Extract each line of the material that follows exactly and omit its pictures.
>> Start Dataset excerpt
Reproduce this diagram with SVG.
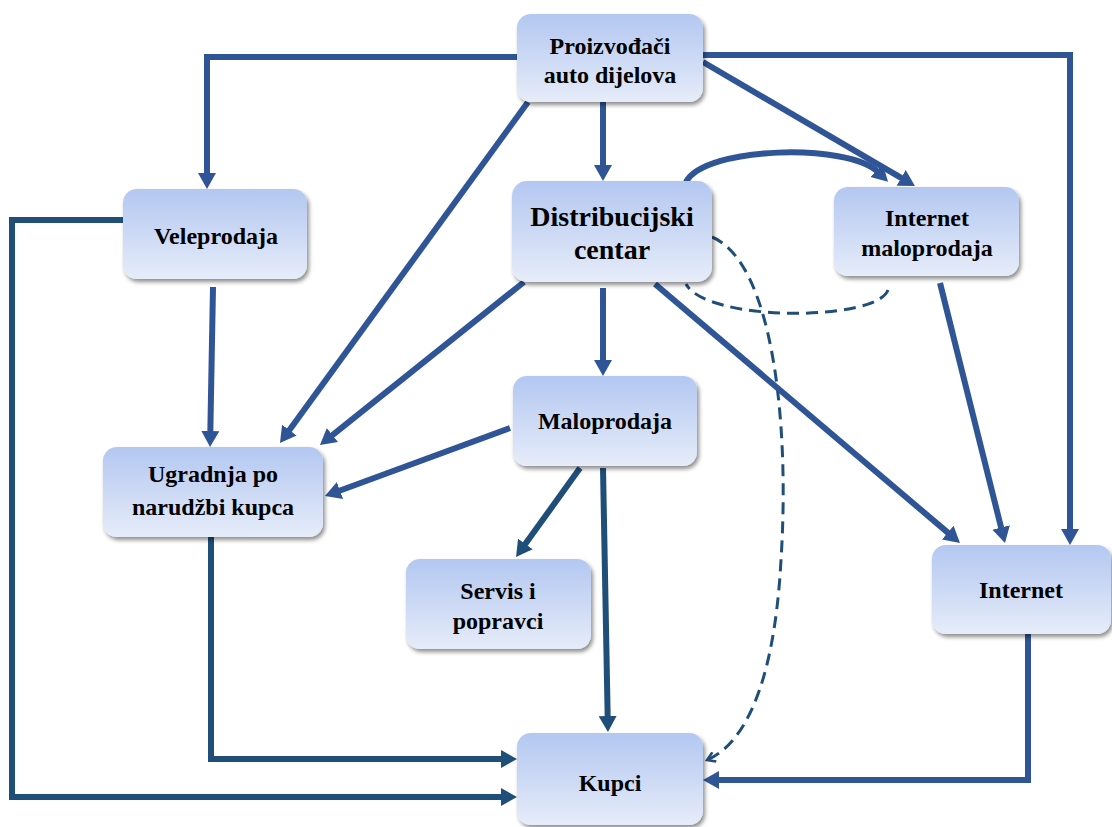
<svg xmlns="http://www.w3.org/2000/svg" width="1112" height="827" viewBox="0 0 1112 827">
<defs>
<linearGradient id="g" x1="0" y1="0" x2="0" y2="1">
<stop offset="0" stop-color="#b3c7f1"/>
<stop offset="1" stop-color="#e6ecf9"/>
</linearGradient>
<filter id="sh" x="-10%" y="-10%" width="125%" height="130%">
<feGaussianBlur in="SourceAlpha" stdDeviation="2"/>
<feOffset dx="2" dy="3" result="o"/>
<feComponentTransfer><feFuncA type="linear" slope="0.45"/></feComponentTransfer>
<feMerge><feMergeNode/><feMergeNode in="SourceGraphic"/></feMerge>
</filter>
<marker id="ab" markerUnits="userSpaceOnUse" markerWidth="18" markerHeight="20" refX="2" refY="10" orient="auto">
<path d="M0,1 L16,10 L0,19 z" fill="#2f5597"/>
</marker>
<marker id="ad" markerUnits="userSpaceOnUse" markerWidth="18" markerHeight="20" refX="2" refY="10" orient="auto">
<path d="M0,1 L16,10 L0,19 z" fill="#1f4e79"/>
</marker>
<marker id="as" markerUnits="userSpaceOnUse" markerWidth="12" markerHeight="12" refX="9" refY="6" orient="auto">
<path d="M1,1 L9,6 L1,11" fill="none" stroke="#1f4e79" stroke-width="2.5"/>
</marker>
</defs>
<style>
.n rect{fill:url(#g);filter:url(#sh);}
.n text{font-family:"Liberation Serif","Times New Roman",serif;font-weight:bold;font-size:24px;fill:#000;text-anchor:middle;}
.b{fill:none;stroke:#2f5597;stroke-width:6;marker-end:url(#ab);}
.d{fill:none;stroke:#1f4e79;stroke-width:6;marker-end:url(#ad);}
.ds{fill:none;stroke:#1f4e79;stroke-width:3;stroke-dasharray:12 7;}
</style>
<rect width="1112" height="827" fill="#fff"/>
<g id="connectors">
<path class="b" d="M517,57 H207 V175"/>
<path class="b" d="M528,102 L288.2,431.7"/>
<path class="b" d="M603,102 V167"/>
<path class="b" d="M703,62 L902.9,178.9"/>
<path class="b" d="M703,55 H1070 V531"/>
<path class="b" d="M686,182 C705,146 848,143 878,172"/>
<path class="ds" d="M888,290 C876,322 706,322 686,284"/>
<path class="ds" d="M712,237 C772,262 790,420 781,560 C774,690 742,745 707,760" marker-end="url(#as)"/>
<path class="b" d="M213,287 L210.3,433"/>
<path class="d" d="M123,220 H12 V797 H503"/>
<path class="b" d="M524,282 L330.9,436.3"/>
<path class="b" d="M603,288 V362"/>
<path class="b" d="M655,284 L949.3,533.9"/>
<path class="b" d="M940,283 L1001.6,529.4"/>
<path class="b" d="M510,428 L338.1,491.2"/>
<path class="d" d="M580,468 L524.2,545.6"/>
<path class="d" d="M603,468 L607.7,718"/>
<path class="d" d="M211,537 V759 H503"/>
<path class="b" d="M1028,634 V780 H717"/>
</g>
<g id="proizvodjaci" class="n"><rect x="517" y="14" width="186" height="88" rx="14"/><text x="610" y="54">Proizvođači</text><text x="610" y="83">auto dijelova</text></g>
<g id="veleprodaja" class="n"><rect x="123" y="189" width="184" height="90" rx="14"/><text x="216" y="244">Veleprodaja</text></g>
<g id="distribucijski" class="n"><rect x="512" y="181" width="200" height="101" rx="15"/><text x="612" y="226" style="font-size:28px">Distribucijski</text><text x="612" y="259" style="font-size:28px">centar</text></g>
<g id="internet-maloprodaja" class="n"><rect x="834" y="187" width="185" height="89" rx="14"/><text x="927" y="226">Internet</text><text x="927" y="256">maloprodaja</text></g>
<g id="ugradnja" class="n"><rect x="103" y="447" width="220" height="90" rx="14"/><text x="213" y="482">Ugradnja po</text><text x="213" y="515">narudžbi kupca</text></g>
<g id="maloprodaja" class="n"><rect x="513" y="376" width="184" height="90" rx="14"/><text x="605" y="429">Maloprodaja</text></g>
<g id="servis" class="n"><rect x="406" y="559" width="185" height="90" rx="14"/><text x="498" y="599">Servis i</text><text x="498" y="629">popravci</text></g>
<g id="internet" class="n"><rect x="932" y="545" width="179" height="89" rx="14"/><text x="1021" y="598">Internet</text></g>
<g id="kupci" class="n"><rect x="517" y="733" width="186" height="92" rx="14"/><text x="610" y="791">Kupci</text></g>
</svg>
>> End Dataset excerpt
Written solution:
Reproduce this diagram with SVG.
<svg xmlns="http://www.w3.org/2000/svg" width="1112" height="827" viewBox="0 0 1112 827">
<defs>
<linearGradient id="g" x1="0" y1="0" x2="0" y2="1">
<stop offset="0" stop-color="#b3c7f1"/>
<stop offset="1" stop-color="#e6ecf9"/>
</linearGradient>
<filter id="sh" x="-10%" y="-10%" width="125%" height="130%">
<feGaussianBlur in="SourceAlpha" stdDeviation="2"/>
<feOffset dx="2" dy="3" result="o"/>
<feComponentTransfer><feFuncA type="linear" slope="0.45"/></feComponentTransfer>
<feMerge><feMergeNode/><feMergeNode in="SourceGraphic"/></feMerge>
</filter>
<marker id="ab" markerUnits="userSpaceOnUse" markerWidth="18" markerHeight="20" refX="2" refY="10" orient="auto">
<path d="M0,1 L16,10 L0,19 z" fill="#2f5597"/>
</marker>
<marker id="ad" markerUnits="userSpaceOnUse" markerWidth="18" markerHeight="20" refX="2" refY="10" orient="auto">
<path d="M0,1 L16,10 L0,19 z" fill="#1f4e79"/>
</marker>
<marker id="as" markerUnits="userSpaceOnUse" markerWidth="12" markerHeight="12" refX="9" refY="6" orient="auto">
<path d="M1,1 L9,6 L1,11" fill="none" stroke="#1f4e79" stroke-width="2.5"/>
</marker>
</defs>
<style>
.n rect{fill:url(#g);filter:url(#sh);}
.n text{font-family:"Liberation Serif","Times New Roman",serif;font-weight:bold;font-size:24px;fill:#000;text-anchor:middle;}
.b{fill:none;stroke:#2f5597;stroke-width:6;marker-end:url(#ab);}
.d{fill:none;stroke:#1f4e79;stroke-width:6;marker-end:url(#ad);}
.ds{fill:none;stroke:#1f4e79;stroke-width:3;stroke-dasharray:12 7;}
</style>
<rect width="1112" height="827" fill="#fff"/>
<g id="connectors">
<path class="b" d="M517,57 H207 V175"/>
<path class="b" d="M528,102 L288.2,431.7"/>
<path class="b" d="M603,102 V167"/>
<path class="b" d="M703,62 L902.9,178.9"/>
<path class="b" d="M703,55 H1070 V531"/>
<path class="b" d="M686,182 C705,146 848,143 878,172"/>
<path class="ds" d="M888,290 C876,322 706,322 686,284"/>
<path class="ds" d="M712,237 C772,262 790,420 781,560 C774,690 742,745 707,760" marker-end="url(#as)"/>
<path class="b" d="M213,287 L210.3,433"/>
<path class="d" d="M123,220 H12 V797 H503"/>
<path class="b" d="M524,282 L330.9,436.3"/>
<path class="b" d="M603,288 V362"/>
<path class="b" d="M655,284 L949.3,533.9"/>
<path class="b" d="M940,283 L1001.6,529.4"/>
<path class="b" d="M510,428 L338.1,491.2"/>
<path class="d" d="M580,468 L524.2,545.6"/>
<path class="d" d="M603,468 L607.7,718"/>
<path class="d" d="M211,537 V759 H503"/>
<path class="b" d="M1028,634 V780 H717"/>
</g>
<g id="proizvodjaci" class="n"><rect x="517" y="14" width="186" height="88" rx="14"/><text x="610" y="54">Proizvođači</text><text x="610" y="83">auto dijelova</text></g>
<g id="veleprodaja" class="n"><rect x="123" y="189" width="184" height="90" rx="14"/><text x="216" y="244">Veleprodaja</text></g>
<g id="distribucijski" class="n"><rect x="512" y="181" width="200" height="101" rx="15"/><text x="612" y="226" style="font-size:28px">Distribucijski</text><text x="612" y="259" style="font-size:28px">centar</text></g>
<g id="internet-maloprodaja" class="n"><rect x="834" y="187" width="185" height="89" rx="14"/><text x="927" y="226">Internet</text><text x="927" y="256">maloprodaja</text></g>
<g id="ugradnja" class="n"><rect x="103" y="447" width="220" height="90" rx="14"/><text x="213" y="482">Ugradnja po</text><text x="213" y="515">narudžbi kupca</text></g>
<g id="maloprodaja" class="n"><rect x="513" y="376" width="184" height="90" rx="14"/><text x="605" y="429">Maloprodaja</text></g>
<g id="servis" class="n"><rect x="406" y="559" width="185" height="90" rx="14"/><text x="498" y="599">Servis i</text><text x="498" y="629">popravci</text></g>
<g id="internet" class="n"><rect x="932" y="545" width="179" height="89" rx="14"/><text x="1021" y="598">Internet</text></g>
<g id="kupci" class="n"><rect x="517" y="733" width="186" height="92" rx="14"/><text x="610" y="791">Kupci</text></g>
</svg>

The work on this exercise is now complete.